“易传”和《老子》持守一样的看法:人若想做成一点事情,就不要指望一帆风顺,马到成功;若想不失去已有的东西,就要从事物的反面多着想一点。这就是《系辞下》所说:“危者,安其位者也;亡者,保其存者也;乱者,在其治者也。是故,君子安而不忘危,存而不忘亡,治而不忘乱,是以身安而国家可保也。”
“易传”和《老子》持同样看法的另一点是:谦虚、自居于下是重要的品德。《易·谦卦》的《彖辞》说:“天道亏盈而益谦,地道变盈而流谦,鬼道害盈而福谦,人道恶盈而好谦。谦,尊而光,卑而不可逾,君子之终也。
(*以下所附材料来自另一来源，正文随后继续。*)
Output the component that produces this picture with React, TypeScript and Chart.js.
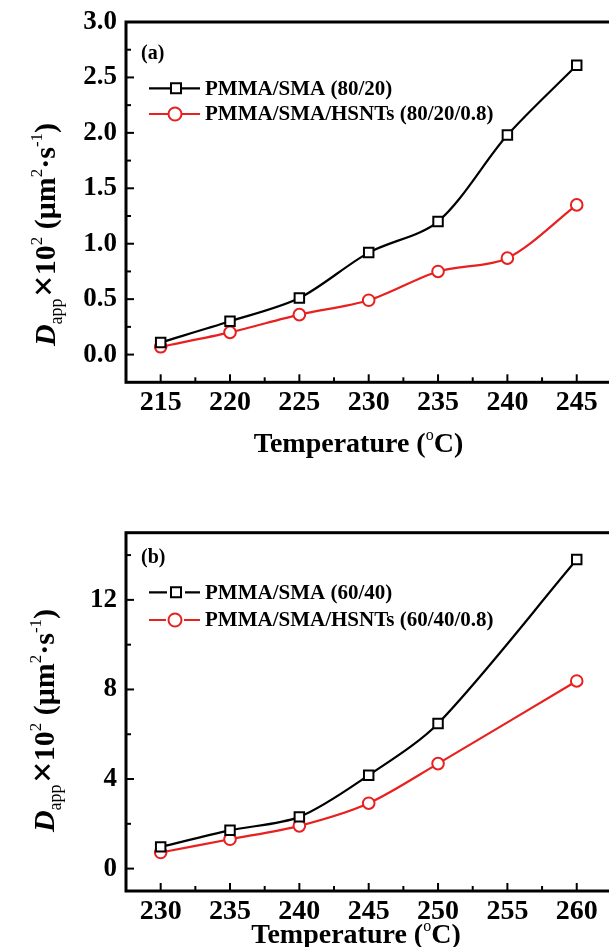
import React, { useEffect, useRef } from 'react';
import { Chart, registerables } from 'chart.js';

Chart.register(...registerables);

// ---------- Data ----------
const tempsA = [215, 220, 225, 230, 235, 240, 245];
const pmmaSmaA = [0.11, 0.30, 0.51, 0.92, 1.20, 1.98, 2.61];
const hsntA = [0.07, 0.20, 0.36, 0.49, 0.75, 0.87, 1.35];
const xTicksA = [215, 220, 225, 230, 235, 240, 245];
const yTicksA = [0, 0.5, 1.0, 1.5, 2.0, 2.5, 3.0];
const legendA = ['PMMA/SMA (80/20)', 'PMMA/SMA/HSNTs (80/20/0.8)'];

const tempsB = [230, 235, 240, 245, 250, 260];
const pmmaSmaB = [0.97, 1.71, 2.31, 4.17, 6.48, 13.8];
const hsntB = [0.72, 1.31, 1.91, 2.92, 4.69, 8.38];
const xTicksB = [230, 235, 240, 245, 250, 255, 260];
const yTicksB = [0, 4, 8, 12];
const legendB = ['PMMA/SMA (60/40)', 'PMMA/SMA/HSNTs (60/40/0.8)'];

const FONT = "'Liberation Serif', 'Times New Roman', serif";
const BLACK = '#000000';
const RED = '#e8201f';

type Run = { t: string; size: number; weight?: string; style?: string; dy?: number };

function fontOf(r: Run) {
  return `${r.style || 'normal'} ${r.weight || 'bold'} ${r.size}px ${FONT}`;
}

function drawRuns(ctx: CanvasRenderingContext2D, runs: Run[], x: number, y: number, align: 'left' | 'center') {
  let total = 0;
  const widths = runs.map((r) => {
    ctx.font = fontOf(r);
    const w = ctx.measureText(r.t).width;
    total += w;
    return w;
  });
  let cx = align === 'center' ? x - total / 2 : x;
  ctx.textAlign = 'left';
  ctx.textBaseline = 'alphabetic';
  runs.forEach((r, i) => {
    ctx.font = fontOf(r);
    ctx.fillText(r.t, cx, y + (r.dy || 0));
    cx += widths[i];
  });
}

const yTitleRuns: Run[] = [
  { t: 'D', size: 30, weight: 'bold', style: 'italic' },
  { t: 'app', size: 18, weight: 'normal', dy: 7 },
  { t: ' ', size: 6 },
  { t: '×', size: 38, weight: 'bold', dy: 1 },
  { t: '10', size: 30, weight: 'bold' },
  { t: '2', size: 17, weight: 'normal', dy: -13 },
  { t: ' (μm', size: 30, weight: 'bold' },
  { t: '2', size: 17, weight: 'normal', dy: -13 },
  { t: '·s', size: 30, weight: 'bold' },
  { t: '-1', size: 17, weight: 'normal', dy: -13 },
  { t: ')', size: 30, weight: 'bold' },
];

const xTitleRuns: Run[] = [
  { t: 'Temperature (', size: 28, weight: 'bold' },
  { t: 'o', size: 16, weight: 'normal', dy: -12 },
  { t: 'C)', size: 28, weight: 'bold' },
];

type PanelCfg = {
  top: number;
  height: number;
  plotTop: number;
  plotBottom: number;
  temps: number[];
  s1: number[];
  s2: number[];
  xTicks: number[];
  yTicks: number[];
  xMin: number;
  xMax: number;
  yMin: number;
  yMax: number;
  xMajor: number;
  xMinor: number;
  yMajor: number;
  yMinor: number;
  dec: number;
  legend: string[];
  legendY: number[];
  legendGap: boolean;
  label: string;
  labelY: number;
  yTitleCx: number;
  yTitleCy: number;
  xTitleCx: number;
  xTitleY: number;
};

const CANVAS_W = 640;
const LEFT = 126;
const RIGHT = 611.4;

function makeDecor(c: PanelCfg) {
  return {
    id: 'decor',
    afterDraw(chart: any) {
      const { ctx, chartArea: a } = chart;
      const xs = chart.scales.x;
      const ys = chart.scales.y;
      ctx.save();
      ctx.strokeStyle = '#000';
      ctx.lineWidth = 3;
      ctx.strokeRect(a.left, a.top, a.right - a.left, a.bottom - a.top);

      // inward ticks
      ctx.lineWidth = 2;
      const eps = 1e-6;
      const tickLoop = (min: number, max: number, minor: number, major: number, fn: (v: number, isMajor: boolean) => void) => {
        const start = Math.ceil((min - eps) / minor);
        for (let k = start; k * minor <= max + eps; k++) {
          const v = k * minor;
          if (Math.abs(v - min) < eps || Math.abs(v - max) < eps) continue;
          const isMajor = Math.abs(v / major - Math.round(v / major)) < eps;
          fn(v, isMajor);
        }
      };
      tickLoop(c.xMin, c.xMax, c.xMinor, c.xMajor, (v, isMajor) => {
        const px = xs.getPixelForValue(v);
        const len = isMajor ? 8 : 5;
        ctx.beginPath();
        ctx.moveTo(px, a.bottom);
        ctx.lineTo(px, a.bottom - len);
        ctx.stroke();
      });
      tickLoop(c.yMin, c.yMax, c.yMinor, c.yMajor, (v, isMajor) => {
        const py = ys.getPixelForValue(v);
        const len = isMajor ? 8 : 5;
        ctx.beginPath();
        ctx.moveTo(a.left, py);
        ctx.lineTo(a.left + len, py);
        ctx.stroke();
      });

      // panel label
      ctx.fillStyle = '#000';
      ctx.font = `bold 20px ${FONT}`;
      ctx.textAlign = 'left';
      ctx.textBaseline = 'middle';
      ctx.fillText(c.label, 141, c.labelY);

      // legend
      const colors = [BLACK, RED];
      c.legend.forEach((txt, i) => {
        const y = c.legendY[i];
        const mx = i === 0 ? 176 : 175;
        ctx.strokeStyle = colors[i];
        ctx.lineWidth = 2.2;
        ctx.beginPath();
        ctx.moveTo(149, y);
        ctx.lineTo(200, y);
        ctx.stroke();
        ctx.fillStyle = '#fff';
        if (c.legendGap) {
          ctx.fillRect(mx - 9, y - 3, 18, 6);
        }
        ctx.lineWidth = 2;
        ctx.beginPath();
        if (i === 0) {
          ctx.rect(mx - 5, y - 5, 10, 10);
        } else {
          ctx.arc(mx, y, 6.5, 0, Math.PI * 2);
        }
        ctx.fill();
        ctx.stroke();
        ctx.fillStyle = '#000';
        ctx.font = `bold 21px ${FONT}`;
        ctx.textAlign = 'left';
        ctx.textBaseline = 'middle';
        ctx.fillText(txt, 205, y + 1);
      });

      // axis titles
      ctx.fillStyle = '#000';
      drawRuns(ctx, xTitleRuns, c.xTitleCx, c.xTitleY, 'center');
      ctx.save();
      ctx.translate(c.yTitleCx, c.yTitleCy);
      ctx.rotate(-Math.PI / 2);
      drawRuns(ctx, yTitleRuns, 0, 0, 'center');
      ctx.restore();

      ctx.restore();
    },
  };
}

function Panel({ c }: { c: PanelCfg }) {
  const ref = useRef<HTMLCanvasElement>(null);
  useEffect(() => {
    const H = c.height;
    const chart = new Chart(ref.current as HTMLCanvasElement, {
      type: 'line',
      data: {
        datasets: [
          {
            label: c.legend[0],
            data: c.temps.map((x, i) => ({ x, y: c.s1[i] })),
            borderColor: BLACK,
            borderWidth: 2.2,
            pointStyle: 'rect',
            pointRadius: 6.7,
            pointBorderWidth: 2,
            pointBorderColor: BLACK,
            pointBackgroundColor: '#ffffff',
            tension: 0.3,
            fill: false,
          },
          {
            label: c.legend[1],
            data: c.temps.map((x, i) => ({ x, y: c.s2[i] })),
            borderColor: RED,
            borderWidth: 2.2,
            pointStyle: 'circle',
            pointRadius: 5.8,
            pointBorderWidth: 2,
            pointBorderColor: RED,
            pointBackgroundColor: '#ffffff',
            tension: 0.3,
            fill: false,
          },
        ],
      },
      options: {
        animation: false,
        responsive: false,
        maintainAspectRatio: false,
        layout: { padding: { left: 0, top: c.plotTop, right: CANVAS_W - RIGHT, bottom: 0 } },
        plugins: { legend: { display: false }, tooltip: { enabled: false } },
        scales: {
          x: {
            type: 'linear',
            min: c.xMin,
            max: c.xMax,
            afterBuildTicks: (s: any) => {
              s.ticks = c.xTicks.map((v) => ({ value: v }));
            },
            afterFit: (s: any) => {
              s.height = H - c.plotBottom;
              s.paddingLeft = 0;
              s.paddingRight = 0;
            },
            ticks: {
              color: '#000',
              padding: 4,
              maxRotation: 0,
              autoSkip: false,
              font: { family: FONT, size: 28, weight: 'bold' },
              callback: (v: any) => String(v),
            },
            grid: { display: false, drawTicks: false },
            border: { display: false },
          },
          y: {
            type: 'linear',
            min: c.yMin,
            max: c.yMax,
            afterBuildTicks: (s: any) => {
              s.ticks = c.yTicks.map((v) => ({ value: v }));
            },
            afterFit: (s: any) => {
              s.width = LEFT;
              s.paddingTop = 0;
              s.paddingBottom = 0;
            },
            ticks: {
              color: '#000',
              padding: 9,
              autoSkip: false,
              font: { family: FONT, size: 27, weight: 'bold' },
              callback: (v: any) => Number(v).toFixed(c.dec),
            },
            grid: { display: false, drawTicks: false },
            border: { display: false },
          },
        },
      } as any,
      plugins: [makeDecor(c)],
    } as any);
    return () => chart.destroy();
  }, [c]);
  return (
    <canvas
      ref={ref}
      width={CANVAS_W}
      height={c.height}
      style={{ position: 'absolute', left: 0, top: c.top, width: CANVAS_W, height: c.height, display: 'block' }}
    />
  );
}

const panelA: PanelCfg = {
  top: 0,
  height: 480,
  plotTop: 22,
  plotBottom: 382.3,
  temps: tempsA,
  s1: pmmaSmaA,
  s2: hsntA,
  xTicks: xTicksA,
  yTicks: yTicksA,
  xMin: 212.5,
  xMax: 247.5,
  yMin: -0.25,
  yMax: 3.0,
  xMajor: 5,
  xMinor: 2.5,
  yMajor: 0.5,
  yMinor: 0.25,
  dec: 1,
  legend: legendA,
  legendY: [88.3, 114],
  legendGap: false,
  label: '(a)',
  labelY: 53.5,
  yTitleCx: 55,
  yTitleCy: 234.5,
  xTitleCx: 358.5,
  xTitleY: 451.7,
};

const panelB: PanelCfg = {
  top: 480,
  height: 467,
  plotTop: 52.7,
  plotBottom: 411,
  temps: tempsB,
  s1: pmmaSmaB,
  s2: hsntB,
  xTicks: xTicksB,
  yTicks: yTicksB,
  xMin: 227.5,
  xMax: 262.5,
  yMin: -1,
  yMax: 15,
  xMajor: 5,
  xMinor: 2.5,
  yMajor: 4,
  yMinor: 2,
  dec: 0,
  legend: legendB,
  legendY: [112.3, 140],
  legendGap: true,
  label: '(b)',
  labelY: 77.5,
  yTitleCx: 54,
  yTitleCy: 240.5,
  xTitleCx: 356,
  xTitleY: 463,
};

export default function App() {
  return (
    <div
      style={{
        position: 'fixed',
        left: 0,
        top: 0,
        width: 609,
        height: 947,
        overflow: 'hidden',
        background: '#ffffff',
      }}
    >
      <Panel c={panelA} />
      <Panel c={panelB} />
    </div>
  );
}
”上天之道,凡自高的必降为卑,自卑的必升为高。为人之道,也是一样:君子所求,便以自谦为终极的宗旨。
“中”与“和”
《中庸》对于“中”的意义作了充分发挥。“中”和古希腊亚里士多德所主张的“中道为贵”(the golden mean)颇为相近。有的人错以为,主张中道就是凡事只应求其半,行其半。其实,“中”的真正含义是“恰如其分”、“恰到好处”。如果一个人要从华盛顿到纽约,结果穿越纽约而到了波士顿,那就是过分;如果只到费城,那就是不及。公元前三世纪中国诗人宋玉曾经在《登徒子好色赋》中描绘一位美人说:“增之一分则太长,减之一分则太短;著粉则太白,施朱则太赤。”(《文选》卷十九)这里描绘的一位美女,身体和容貌都恰到好处。这就是儒家所谓的“中”。